Artist rendition of the Voyager spacecraft against a background of stars

In 1977, two spacecraft, Voyager 1 and 2, were launched on their mission from Cape Canaveral to explore Jupiter and Saturn. Not only did they accomplish those missions, but they also continued on to observe Uranus and Neptune, eventually reaching interstellar space, where they continue to operate and send back valuable information to scientists today. On this edition of "Weekend Insight," TPR's Jerry Clayton talks about this remarkable feat of engineering with Voyager project scientist Linda Spilker.

This conversation has been edited for length and clarity.

Clayton: Give us a quick overview of the Voyager project that started going on 47 years ago now.

Spilker: The two Voyager spacecraft launched in 1977, and their original mission was to visit the four outer planets Jupiter, Saturn, Uranus and Neptune, which Voyager 2 did, visiting all four planets.
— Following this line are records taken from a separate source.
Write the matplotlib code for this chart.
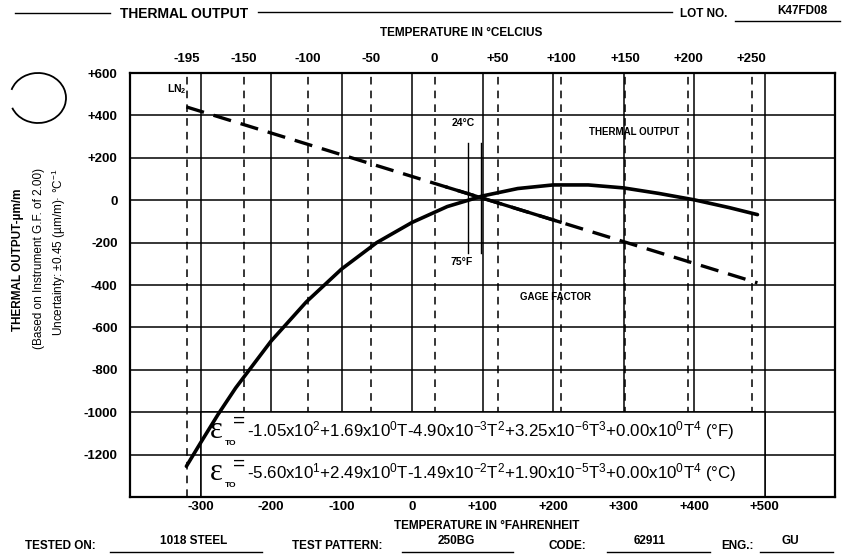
import numpy as np
import matplotlib
matplotlib.use("Agg")
import matplotlib.pyplot as plt
from matplotlib.patches import Rectangle, Arc
from matplotlib.lines import Line2D

plt.rcParams['font.family'] = ['Liberation Sans', 'DejaVu Sans']
plt.rcParams['mathtext.fontset'] = 'custom'
plt.rcParams['mathtext.rm'] = 'Liberation Sans'
plt.rcParams['mathtext.it'] = 'Liberation Sans:italic'
plt.rcParams['mathtext.bf'] = 'Liberation Sans:bold'

# Thermal output curve, deg F vs um/m
temp_f = [-320, -300, -275, -250, -200, -150, -100, -50, 0, 50, 100,
          150, 200, 250, 300, 350, 400, 450, 490]
thermal_out = [-1255, -1145, -1010, -885, -665, -480, -325, -200, -105, -30, 20,
               55, 72, 72, 58, 32, 2, -35, -68]

# Gage factor line (end points) and the solid stretch of it
gf_temp = [-320, 490]
gf_out = [440, -390]
gf_solid = [50, 210]

# Axes ticks
f_ticks = [-300, -200, -100, 0, 100, 200, 300, 400, 500]
f_labels = ['-300', '-200', '-100', '0', '+100', '+200', '+300', '+400', '+500']
c_ticks = [-195, -150, -100, -50, 0, 50, 100, 150, 200, 250]
c_labels = ['-195', '-150', '-100', '-50', '0', '+50', '+100', '+150', '+200', '+250']
y_ticks = [600, 400, 200, 0, -200, -400, -600, -800, -1000, -1200]
y_labels = ['+600', '+400', '+200', '0', '-200', '-400', '-600', '-800', '-1000', '-1200']

# 24 C / 75 F marker lines
ref_lines_f = [80, 98]
ref_span = [-250, 270]

eq_f = (r"-1.05x10$^{2}$+1.69x10$^{0}$T-4.90x10$^{-3}$T$^{2}$+3.25x10$^{-6}$T$^{3}$"
        r"+0.00x10$^{0}$T$^{4}$ (°F)")
eq_c = (r"-5.60x10$^{1}$+2.49x10$^{0}$T-1.49x10$^{-2}$T$^{2}$+1.90x10$^{-5}$T$^{3}$"
        r"+0.00x10$^{0}$T$^{4}$ (°C)")

W, H = 843, 556
fig = plt.figure(figsize=(W / 100, H / 100), dpi=100)
ax = fig.add_axes([130 / W, 1 - 497 / H, 705 / W, 424 / H])
ax.set_xlim(-400, 600)
ax.set_ylim(-1400, 600)


def fx(px):
    return px / W


def fy(py):
    return 1 - py / H


# grid
for t in f_ticks:
    ax.axvline(t, color='black', lw=1.1, zorder=1)
for v in y_ticks[1:]:
    ax.axhline(v, color='black', lw=1.1, zorder=1)
c_in_f = [c * 9 / 5 + 32 for c in c_ticks]
for t in c_in_f:
    ax.axvline(t, color='black', lw=1.1, ls=(0, (5, 4)), zorder=1)

# equation box
ax.add_patch(Rectangle((-300, -1400), 800, 400, facecolor='white',
                       edgecolor='black', lw=1.1, zorder=2))
ax.plot([-300, 500], [-1200, -1200], color='black', lw=1.1, zorder=2)

# curves
ax.plot(temp_f, thermal_out, color='black', lw=2.6, zorder=5,
        solid_capstyle='round')
ax.plot(gf_temp, gf_out, color='black', lw=2.4, ls=(0, (5.5, 3)), zorder=4)
seg_t = np.array(gf_solid)
seg_v = np.interp(seg_t, gf_temp, gf_out)
ax.plot(seg_t, seg_v, color='black', lw=2.4, zorder=4)

for t in ref_lines_f:
    ax.plot([t, t], ref_span, color='black', lw=1.0, zorder=3)

# frame and ticks
for s in ax.spines.values():
    s.set_linewidth(1.6)
ax.set_xticks(f_ticks)
ax.set_xticklabels(f_labels, fontsize=9.5, fontweight='bold')
ax.set_yticks(y_ticks)
ax.set_yticklabels(y_labels, fontsize=9.5, fontweight='bold')
ax.tick_params(axis='x', length=0, pad=3)
ax.tick_params(axis='y', length=0, pad=9)

sec = ax.secondary_xaxis('top', functions=(lambda f: (f - 32) * 5 / 9,
                                            lambda c: c * 9 / 5 + 32))
sec.set_xticks(c_ticks)
sec.set_xticklabels(c_labels, fontsize=9.5, fontweight='bold')
sec.tick_params(length=0, pad=6)
sec.spines['top'].set_visible(False)

# in-plot labels
ax.text(-333, 525, r"LN$_\mathbf{2}$", fontsize=7.5, fontweight='bold',
        ha='center', va='center')
ax.text(72, 362, "24°C", fontsize=7.5, fontweight='bold', ha='center', va='center')
ax.text(70, -290, "75°F", fontsize=7.5, fontweight='bold', ha='center', va='center')
ax.text(315, 324, "THERMAL OUTPUT", fontsize=7, fontweight='bold',
        ha='center', va='center')
ax.text(203, -457, "GAGE FACTOR", fontsize=7, fontweight='bold',
        ha='center', va='center')

# equations
for yc, eq in [(-1085, eq_f), (-1285, eq_c)]:
    ax.text(-286, yc, "ε", fontsize=22, family='Liberation Serif',
            ha='left', va='center', zorder=6)
    ax.text(-265, yc - 62, "TO", fontsize=6, fontweight='bold',
            ha='left', va='center', zorder=6)
    ax.text(-254, yc + 40, "=", fontsize=15, ha='left', va='center', zorder=6)
    ax.text(-234, yc, eq, fontsize=12.2, ha='left', va='center', zorder=6)

# axis titles
fig.text(fx(461), fy(33), "TEMPERATURE IN °CELCIUS", fontsize=8.5,
         fontweight='bold', ha='center', va='center')
fig.text(fx(487), fy(526), "TEMPERATURE IN °FAHRENHEIT", fontsize=8.5,
         fontweight='bold', ha='center', va='center')
fig.text(fx(18), fy(260), "THERMAL OUTPUT-µm/m", fontsize=8.5,
         fontweight='bold', rotation=90, ha='center', va='center')
fig.text(fx(39), fy(258), "(Based on Instrument G.F. of 2.00)", fontsize=8.5,
         rotation=90, ha='center', va='center')
fig.text(fx(59), fy(252), "Uncertainty: ±0.45 (µm/m)· °C$^{-1}$", fontsize=8.5,
         rotation=90, ha='center', va='center')

# header
fig.text(fx(184), fy(14), "THERMAL OUTPUT", fontsize=10, fontweight='bold',
         ha='center', va='center')
fig.add_artist(Line2D([fx(15), fx(110)], [fy(13), fy(13)], color='black', lw=1))
fig.add_artist(Line2D([fx(258), fx(672)], [fy(12), fy(12)], color='black', lw=1))
fig.text(fx(704), fy(14), "LOT NO.", fontsize=8.5, fontweight='bold',
         ha='center', va='center')
fig.add_artist(Line2D([fx(735), fx(840)], [fy(21), fy(21)], color='black', lw=1))
fig.text(fx(802), fy(11), "K47FD08", fontsize=8.5, fontweight='bold',
         ha='center', va='center')

# footer
footer = [("TESTED ON:", 60), ("TEST PATTERN:", 337), ("CODE:", 567), ("ENG.:", 737)]
for lab, xc in footer:
    fig.text(fx(xc), fy(546), lab, fontsize=8.5, fontweight='bold',
             ha='center', va='center')
entries = [("1018 STEEL", 194, 110, 262), ("250BG", 456, 402, 513),
           ("62911", 650, 607, 710), ("GU", 790, 760, 833)]
for val, xc, x0, x1 in entries:
    fig.text(fx(xc), fy(541), val, fontsize=8.5, fontweight='bold',
             ha='center', va='center')
    fig.add_artist(Line2D([fx(x0), fx(x1)], [fy(552), fy(552)], color='black', lw=1))

# punch-hole mark
fig.add_artist(Arc((fx(38), fy(98)), 56 / W, 50 / H, theta1=-150, theta2=155,
                   color='black', lw=1.3, transform=fig.transFigure))

fig.savefig("out.png", dpi=100)
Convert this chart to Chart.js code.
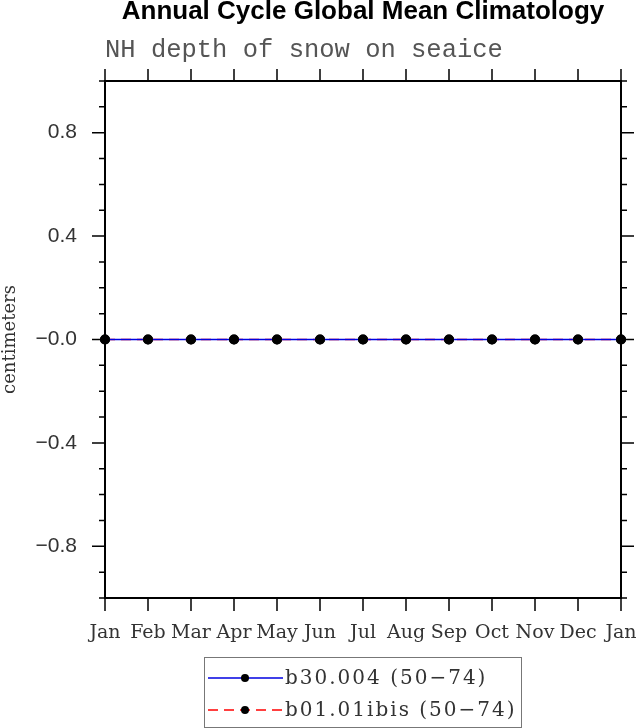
<!DOCTYPE html>
<html>
<head>
<meta charset="utf-8">
<script src="https://cdn.jsdelivr.net/npm/chart.js@4.4.1/dist/chart.umd.min.js"></script>
<style>
html, body { margin: 0; padding: 0; background: #fff; }
canvas { display: block; }
</style>
</head>
<body>
<canvas id="climChart" width="639" height="728"></canvas>
<script>
// Annual cycle, NH depth of snow on seaice (all zero)
const months = ['Jan', 'Feb', 'Mar', 'Apr', 'May', 'Jun', 'Jul', 'Aug', 'Sep', 'Oct', 'Nov', 'Dec', 'Jan'];
const b30 = [0, 0, 0, 0, 0, 0, 0, 0, 0, 0, 0, 0, 0];
const b01 = [0, 0, 0, 0, 0, 0, 0, 0, 0, 0, 0, 0, 0];
const seriesNames = ['b30.004 (50\u221274)', 'b01.01ibis (50\u221274)'];
const yMin = -1, yMax = 1, yStep = 0.1;
const yMajorEvery = 4; // label every 0.4

const isMajor = v => Math.abs(Math.round(v * 10)) % yMajorEvery === 0;
const fmt = v => {
    const r = Math.round(v * 10) / 10;
    if (r === 0) return '\u22120.0';
    return (r < 0 ? '\u2212' : '') + Math.abs(r).toFixed(1);
};

// frame, ticks on all four sides, titles and legend box
const ncl = {
    id: 'ncl',
    beforeDatasetsDraw(chart) {
        const { ctx, chartArea: a, scales: { x, y } } = chart;
        ctx.save();
        ctx.strokeStyle = '#000';
        ctx.lineWidth = 1.5;
        ctx.beginPath();
        months.forEach((m, i) => {
            const px = x.getPixelForValue(i);
            ctx.moveTo(px, a.bottom); ctx.lineTo(px, a.bottom + 13);
            ctx.moveTo(px, a.top); ctx.lineTo(px, a.top - 12);
        });
        y.ticks.forEach(t => {
            const py = y.getPixelForValue(t.value);
            const len = isMajor(t.value) ? 13 : 6;
            ctx.moveTo(a.left, py); ctx.lineTo(a.left - len, py);
            ctx.moveTo(a.right, py); ctx.lineTo(a.right + len, py);
        });
        ctx.stroke();
        ctx.lineWidth = 2;
        ctx.strokeRect(a.left, a.top, a.right - a.left, a.bottom - a.top);
        ctx.restore();
    },
    afterDraw(chart) {
        const { ctx, chartArea: a } = chart;
        ctx.save();
        ctx.fillStyle = '#000';
        ctx.textAlign = 'center';
        ctx.textBaseline = 'alphabetic';
        ctx.font = 'bold 26px "Liberation Sans", Arial, sans-serif';
        ctx.fillText('Annual Cycle Global Mean Climatology', (a.left + a.right) / 2, 19);
        ctx.textAlign = 'left';
        ctx.fillStyle = '#555';
        ctx.font = '25.5px "Liberation Mono", monospace';
        ctx.fillText('NH depth of snow on seaice', a.left, 57);

        // legend box
        const bx = 204, by = 657, bw = 317, bh = 70;
        ctx.strokeStyle = '#777';
        ctx.lineWidth = 1;
        ctx.strokeRect(bx + 0.5, by + 0.5, bw, bh);
        chart.data.datasets.forEach(ds => {
            const ry = ds.legendRow;
            ctx.strokeStyle = ds.borderColor;
            ctx.lineWidth = 1.5;
            ctx.setLineDash(ds.borderDash || []);
            ctx.beginPath();
            ctx.moveTo(208, ry); ctx.lineTo(283, ry);
            ctx.stroke();
            ctx.setLineDash([]);
            ctx.fillStyle = '#000';
            ctx.beginPath();
            ctx.arc(245, ry, 4, 0, Math.PI * 2);
            ctx.fill();
            ctx.fillStyle = '#333';
            ctx.font = '20px "DejaVu Serif", serif';
            ctx.letterSpacing = '2px';
            ctx.textBaseline = 'middle';
            ctx.fillText(ds.label, 285, ry + 1);
            ctx.letterSpacing = '0px';
        });
        ctx.restore();
    }
};

new Chart(document.getElementById('climChart'), {
    type: 'line',
    data: {
        labels: months,
        datasets: [{
            label: seriesNames[1],
            data: b01,
            borderColor: '#ff0000',
            borderWidth: 1.5,
            borderDash: [10, 6],
            pointRadius: 5,
            pointBackgroundColor: '#000',
            pointBorderColor: '#000',
            pointBorderWidth: 0,
            clip: false,
            order: 2,
            legendRow: 710
        }, {
            label: seriesNames[0],
            data: b30,
            borderColor: '#0000e0',
            borderWidth: 1.5,
            pointRadius: 5,
            pointBackgroundColor: '#000',
            pointBorderColor: '#000',
            pointBorderWidth: 0,
            clip: false,
            order: 1,
            legendRow: 678
        }]
    },
    options: {
        responsive: false,
        animation: false,
        layout: { padding: { top: 81, right: 18, left: 0, bottom: 0 } },
        plugins: {
            legend: { display: false },
            title: { display: false },
            tooltip: { enabled: false }
        },
        scales: {
            x: {
                type: 'category',
                offset: false,
                grid: { display: false, drawTicks: false },
                border: { display: false },
                ticks: {
                    autoSkip: false,
                    maxRotation: 0,
                    padding: 24,
                    color: '#333',
                    font: { family: '"DejaVu Serif", serif', size: 19 }
                },
                afterFit(s) { s.height = 130; s.paddingLeft = 0; s.paddingRight = 0; }
            },
            y: {
                min: yMin,
                max: yMax,
                grid: { display: false, drawTicks: true, tickLength: 13, tickColor: 'rgba(0,0,0,0)' },
                border: { display: false },
                title: {
                    display: true,
                    text: 'centimeters',
                    color: '#333',
                    padding: { top: 0, bottom: 0 },
                    font: { family: '"DejaVu Serif", serif', size: 18 }
                },
                ticks: {
                    stepSize: yStep,
                    autoSkip: false,
                    padding: 15,
                    color: '#333',
                    font: { family: '"Liberation Sans", Arial, sans-serif', size: 21 },
                    callback: v => isMajor(v) ? fmt(v) : ''
                },
                afterFit(s) { s.width = 105; s.paddingTop = 0; s.paddingBottom = 0; }
            }
        }
    },
    plugins: [ncl]
});
</script>
</body>
</html>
And then after that, continue to study the heliosphere. That's the bubble created by our sun crossing the heliopause. Voyager 1 crossed in 2012. Voyager 2 crossed the heliopause in 2018.

Clayton: Now, Voyager 1 is now the farthest manmade object away from Earth. Is that correct?

Spilker: That's right. Jerry. Voyager 1 is now about 15 billion miles away from the sun, and it's traveling about a million miles per day. So, getting farther away every day and it won't be coming back. It's going to continue in that space between the stars.

Clayton: That distance is mind-boggling. And what's more mind-boggling is that you're able to communicate back and forth with the spacecraft. Now, I know there have been a few communications issues over the years, but back in November of 2023, tell me what happened with Voyager 1? Did you guys think it was over with?

Spilker: Well, Voyager 1 went from one day sending back good science and engineering data until the next day just sending back a single tone, essentially like a dial tone from a phone. And there was no longer any information. And so, we were really worried that we had no information coming from the spacecraft, except we knew it was still there. And so, then the task began to figure out what had happened to Voyager 1.

Clayton: And how did you fix that problem?

Spilker: We tried a series of steps and finally identified that a chip in the flight data subsystem memory had failed, and it was stuck at a bit. And so, it was no longer working the way that it should. So we figured out we needed to move all of the computer programing the subroutines to a good portion of the memory, and then link it all back together and get it to run. And that's exactly what we did.

Clayton: How simple are these systems on board the spacecraft computer-wise compared to technology today?

Spilker: Oh, the Voyager computers are much simpler than the technology we have today. In fact, the total memory of the Voyager computers is about equivalent to what you have on your key fob. So, your cell phone is much more capable than the Voyager computers.

Clayton: So what's next for Voyager 1 and Voyager 2?

Spilker: Well, both Voyagers are going to continue to explore interstellar space. We think that they'll last it, barring any other anomalies out until about the 2030s, at which point the power will be too low to maintain operation of the spacecraft. Each of them carries a golden record, with the sights and sounds of the Earth moving out toward stars in the future. And so they'll become our silent ambassadors, carrying our message of hope and goodwill to the rest of the universe.